**Exercise goal**
Omit pictures and quote the listing below line by line, from its start through the line that holds "import numpy as np".

**Material**
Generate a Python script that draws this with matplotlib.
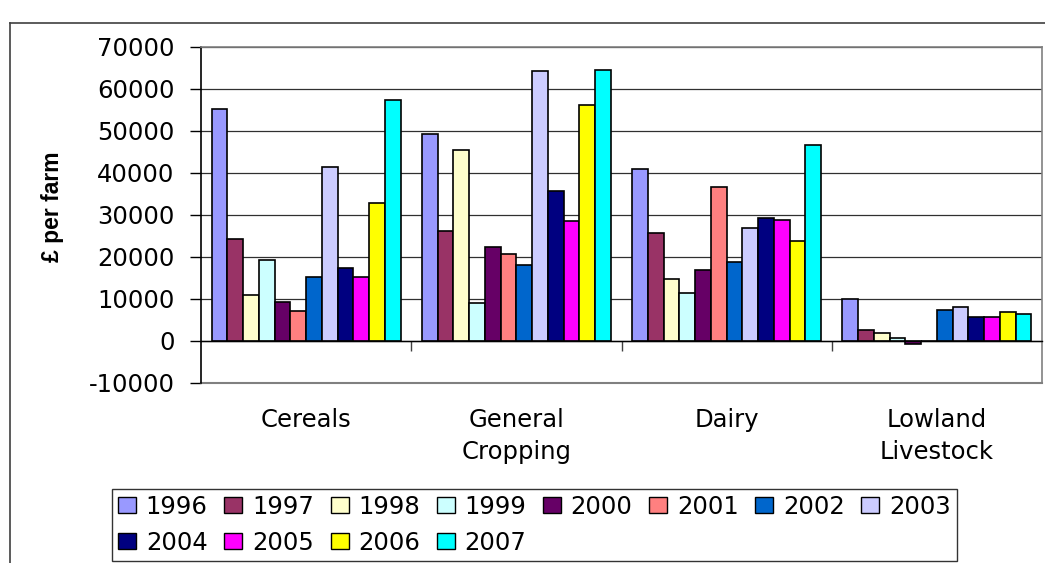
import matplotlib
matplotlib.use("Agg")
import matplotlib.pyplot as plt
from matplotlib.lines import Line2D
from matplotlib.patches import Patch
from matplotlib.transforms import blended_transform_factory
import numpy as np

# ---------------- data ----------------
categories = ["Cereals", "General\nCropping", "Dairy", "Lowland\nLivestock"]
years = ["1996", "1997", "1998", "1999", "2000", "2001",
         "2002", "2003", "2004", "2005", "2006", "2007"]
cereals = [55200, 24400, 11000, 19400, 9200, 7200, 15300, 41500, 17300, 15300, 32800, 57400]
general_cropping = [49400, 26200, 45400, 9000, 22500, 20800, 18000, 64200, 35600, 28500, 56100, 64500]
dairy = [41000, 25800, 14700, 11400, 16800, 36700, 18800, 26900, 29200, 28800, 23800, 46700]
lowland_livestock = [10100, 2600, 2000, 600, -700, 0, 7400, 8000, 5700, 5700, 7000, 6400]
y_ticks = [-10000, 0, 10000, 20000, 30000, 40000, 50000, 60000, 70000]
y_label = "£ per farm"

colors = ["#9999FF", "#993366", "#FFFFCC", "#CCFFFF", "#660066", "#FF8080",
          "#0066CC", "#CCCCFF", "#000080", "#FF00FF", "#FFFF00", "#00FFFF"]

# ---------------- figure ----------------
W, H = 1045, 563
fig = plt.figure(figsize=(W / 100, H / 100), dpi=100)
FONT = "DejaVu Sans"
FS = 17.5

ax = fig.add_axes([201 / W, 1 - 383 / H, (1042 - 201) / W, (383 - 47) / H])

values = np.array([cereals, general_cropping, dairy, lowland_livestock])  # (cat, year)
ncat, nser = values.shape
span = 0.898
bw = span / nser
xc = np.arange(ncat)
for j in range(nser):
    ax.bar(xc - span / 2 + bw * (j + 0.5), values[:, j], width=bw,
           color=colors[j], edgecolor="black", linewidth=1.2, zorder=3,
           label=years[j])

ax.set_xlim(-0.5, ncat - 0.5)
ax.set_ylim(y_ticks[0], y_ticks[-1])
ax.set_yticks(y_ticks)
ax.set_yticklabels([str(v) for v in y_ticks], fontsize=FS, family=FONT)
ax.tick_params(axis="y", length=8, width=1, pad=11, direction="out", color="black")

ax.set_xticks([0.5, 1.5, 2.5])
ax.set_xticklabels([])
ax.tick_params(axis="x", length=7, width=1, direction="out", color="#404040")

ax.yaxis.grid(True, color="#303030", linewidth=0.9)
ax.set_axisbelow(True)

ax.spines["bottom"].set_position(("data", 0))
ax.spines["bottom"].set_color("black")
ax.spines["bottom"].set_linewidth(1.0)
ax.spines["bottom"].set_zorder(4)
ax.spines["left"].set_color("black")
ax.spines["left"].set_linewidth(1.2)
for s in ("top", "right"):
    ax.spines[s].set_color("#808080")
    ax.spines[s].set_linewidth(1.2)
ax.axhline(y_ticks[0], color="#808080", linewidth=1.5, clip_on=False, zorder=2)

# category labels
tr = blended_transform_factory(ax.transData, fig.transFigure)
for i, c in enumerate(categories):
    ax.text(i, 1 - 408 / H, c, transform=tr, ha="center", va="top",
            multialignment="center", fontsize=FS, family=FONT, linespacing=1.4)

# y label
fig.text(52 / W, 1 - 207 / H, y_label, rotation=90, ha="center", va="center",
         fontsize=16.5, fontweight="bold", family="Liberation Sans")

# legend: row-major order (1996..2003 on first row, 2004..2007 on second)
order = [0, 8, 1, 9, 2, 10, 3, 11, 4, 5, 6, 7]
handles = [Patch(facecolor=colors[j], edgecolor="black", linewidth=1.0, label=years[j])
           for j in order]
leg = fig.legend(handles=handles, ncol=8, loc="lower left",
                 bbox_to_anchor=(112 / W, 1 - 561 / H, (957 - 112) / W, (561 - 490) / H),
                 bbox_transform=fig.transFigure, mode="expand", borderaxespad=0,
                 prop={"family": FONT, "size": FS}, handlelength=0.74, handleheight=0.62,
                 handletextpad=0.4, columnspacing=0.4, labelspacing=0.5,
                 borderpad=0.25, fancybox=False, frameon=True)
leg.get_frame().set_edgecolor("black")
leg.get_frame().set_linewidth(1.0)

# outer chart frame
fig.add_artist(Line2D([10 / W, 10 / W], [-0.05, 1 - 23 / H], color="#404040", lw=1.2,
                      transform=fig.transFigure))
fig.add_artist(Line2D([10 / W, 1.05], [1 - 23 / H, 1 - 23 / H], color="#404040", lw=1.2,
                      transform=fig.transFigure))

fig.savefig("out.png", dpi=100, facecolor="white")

**Correct output**
Generate a Python script that draws this with matplotlib.
import matplotlib
matplotlib.use("Agg")
import matplotlib.pyplot as plt
from matplotlib.lines import Line2D
from matplotlib.patches import Patch
from matplotlib.transforms import blended_transform_factory
import numpy as np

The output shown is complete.